BREWER, Maine — If you crossed the Penobscot Bridge on Wednesday you may have noticed something different. A very large banner has been tied to the top of the adjacent railroad trestle that reads, “ALL EYES ON WET’SUWET’EN”

The Associated Press reported on Feb. 19 that WET’SUWET’EN is an indigenous group that has been demonstrating by setting up blockades in British Columbia, Ontario, Alberta and Quebec in solidarity with opponents of the Coastal GasLink pipeline project, which crosses the group's traditional territory.

Canadian Prime Minister Justin Trudeau urged patience and warned against using force Tuesday as his government works to end nationwide rail blockades and protests over the British Columbia pipeline project.

View from the Penobscot bridge of a very large banner tied on to the top of the adjacent railroad trestle.

Hereditary chiefs in the Wet’suwet’en First Nation oppose the natural gas pipeline through their traditional territory, though it’s received approval from elected band councils.

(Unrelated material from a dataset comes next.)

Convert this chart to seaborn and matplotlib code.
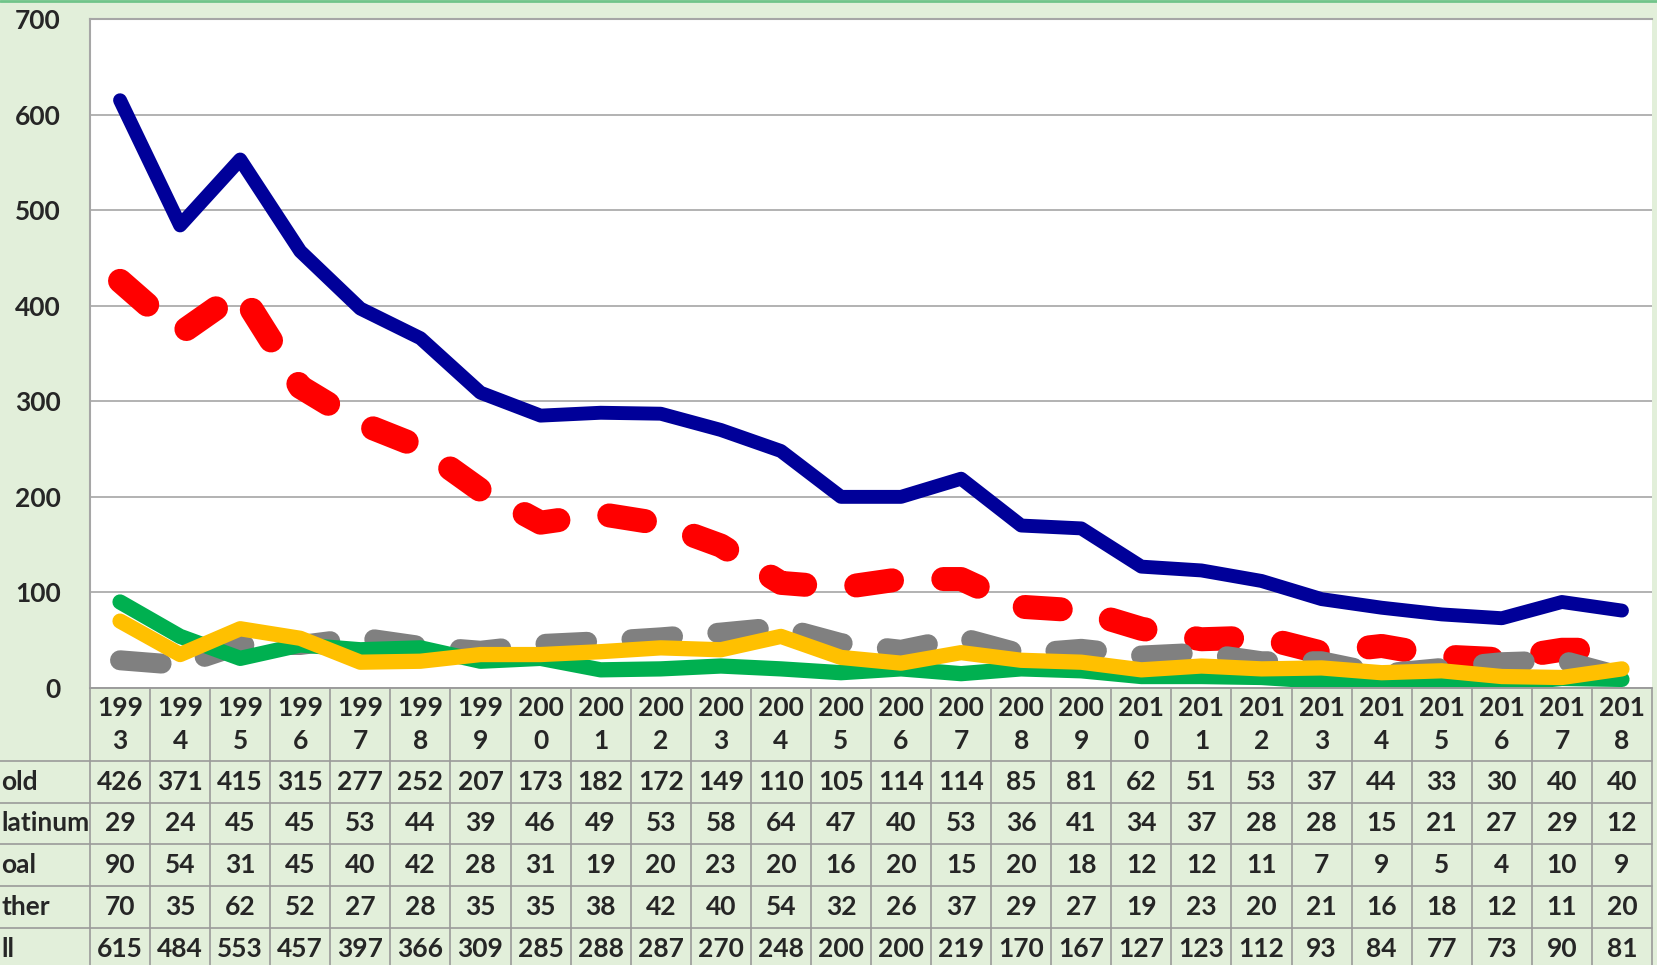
import numpy as np
import matplotlib
matplotlib.use("Agg")
import matplotlib.pyplot as plt
import seaborn as sns

# ===================== DATA =====================
years = [str(y) for y in range(1993, 2019)]
gold = [426, 371, 415, 315, 277, 252, 207, 173, 182, 172, 149, 110, 105,
        114, 114, 85, 81, 62, 51, 53, 37, 44, 33, 30, 40, 40]
platinum = [29, 24, 45, 45, 53, 44, 39, 46, 49, 53, 58, 64, 47,
            40, 53, 36, 41, 34, 37, 28, 28, 15, 21, 27, 29, 12]
coal = [90, 54, 31, 45, 40, 42, 28, 31, 19, 20, 23, 20, 16,
        20, 15, 20, 18, 12, 12, 11, 7, 9, 5, 4, 10, 9]
other = [70, 35, 62, 52, 27, 28, 35, 35, 38, 42, 40, 54, 32,
         26, 37, 29, 27, 19, 23, 20, 21, 16, 18, 12, 11, 20]
all_ = [615, 484, 553, 457, 397, 366, 309, 285, 288, 287, 270, 248, 200,
        200, 219, 170, 167, 127, 123, 112, 93, 84, 77, 73, 90, 81]
row_labels = ["old", "latinum", "oal", "ther", "ll"]  # cut off at the left edge
y_ticks = [0, 100, 200, 300, 400, 500, 600, 700]

# ===================== STYLE =====================
sns.set_style("white")
plt.rcParams["font.family"] = ["Lato", "DejaVu Sans"]
plt.rcParams["font.weight"] = "bold"
plt.rcParams["lines.scale_dashes"] = False

W, H = 1657, 965
BG = "#E2EFDA"
GRID = "#A6A6A6"
FS = 19

fig = plt.figure(figsize=(W / 100, H / 100), dpi=100, facecolor=BG)

def box(x0, y0, x1, y1):
    # pixel box (top-left origin) -> figure fraction rect
    return [x0 / W, 1 - y1 / H, (x1 - x0) / W, (y1 - y0) / H]

# ===================== LINE CHART =====================
ax = fig.add_axes(box(90, 19, 1652, 688))
ax.set_facecolor("white")
xi = np.arange(len(years))

series = [
    (gold, "#FF0000", 17.3, (0, (26, 37))),
    (platinum, "#808080", 14.4, (0, (30, 32))),
    (coal, "#00B050", 11.0, "-"),
    (other, "#FFC000", 11.0, "-"),
    (all_, "#000099", 10.0, "-"),
]
for vals, col, lw, ls in series:
    sns.lineplot(x=xi, y=vals, ax=ax, color=col, linewidth=lw, linestyle=ls,
                 dash_capstyle="round", solid_capstyle="round",
                 solid_joinstyle="round", dash_joinstyle="round")

ax.set_xlim(-0.5, len(years) - 0.5)
ax.set_ylim(0, 700)
ax.set_yticks(y_ticks)
ax.set_yticklabels([str(t) for t in y_ticks], fontsize=FS, fontweight="bold")
ax.set_xticks([])
ax.tick_params(axis="y", length=0, pad=21)
ax.grid(axis="y", color=GRID, linewidth=1.2)
ax.set_axisbelow(True)
ax.set_xlabel("")
ax.set_ylabel("")
for side in ["left", "top"]:
    ax.spines[side].set_color(GRID)
    ax.spines[side].set_linewidth(1.5)
ax.spines["right"].set_visible(False)
ax.spines["bottom"].set_color(GRID)
ax.spines["bottom"].set_linewidth(1.2)

# ===================== DATA TABLE =====================
tb = fig.add_axes(box(90, 688, 1652, 969.5))
tb.set_xlim(-0.5, len(years) - 0.5)
tb.set_ylim(969.5, 688)
tb.axis("off")
tb.patch.set_alpha(0)

row_edges = [688, 761, 802.5, 844, 886, 928, 969.5]
left_px = -0.5 - 90 / (1562 / len(years))
for k in range(len(years) + 1):
    tb.plot([k - 0.5, k - 0.5], [688, 969.5], color="#9A9A9A", lw=1.2, clip_on=False)
tb.plot([-0.5, len(years) - 0.5], [688, 688], color="#9A9A9A", lw=1.2, clip_on=False)
for y in row_edges[1:]:
    tb.plot([left_px, len(years) - 0.5], [y, y], color="#9A9A9A", lw=1.2, clip_on=False)

for i, yr in enumerate(years):
    tb.text(i, 708, yr[:3], ha="center", va="center", fontsize=FS, fontweight="bold")
    tb.text(i, 741, yr[3:], ha="center", va="center", fontsize=FS, fontweight="bold")

table_rows = [gold, platinum, coal, other, all_]
for r, (lab, vals) in enumerate(zip(row_labels, table_rows)):
    yc = (row_edges[r + 1] + row_edges[r + 2]) / 2
    fig.text(1 / W, 1 - yc / H, lab, ha="left", va="center", fontsize=FS, fontweight="bold")
    for i, v in enumerate(vals):
        tb.text(i, yc, str(v), ha="center", va="center", fontsize=FS, fontweight="bold")

# thin green border line at the very top
fig.add_artist(plt.Line2D([0, 1], [1 - 1 / H, 1 - 1 / H], color="#70C48A", lw=2))

fig.savefig("out.png", dpi=100, facecolor=BG)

Both Bangor and Brewer Police Departments say the trestle is the property of Pan Am Railways and they will have jurisdiction of any investigation.

Pan Am Railways Executive Vice President Cynthia Scarano confirmed to NEWS CENTER Maine that whoever placed the banner on the trestle was trespassing.  

"Being on railroad property is obviously dangerous for the trespasser but it is also very dangerous for train crews and the communities in which we operate," Scarano said.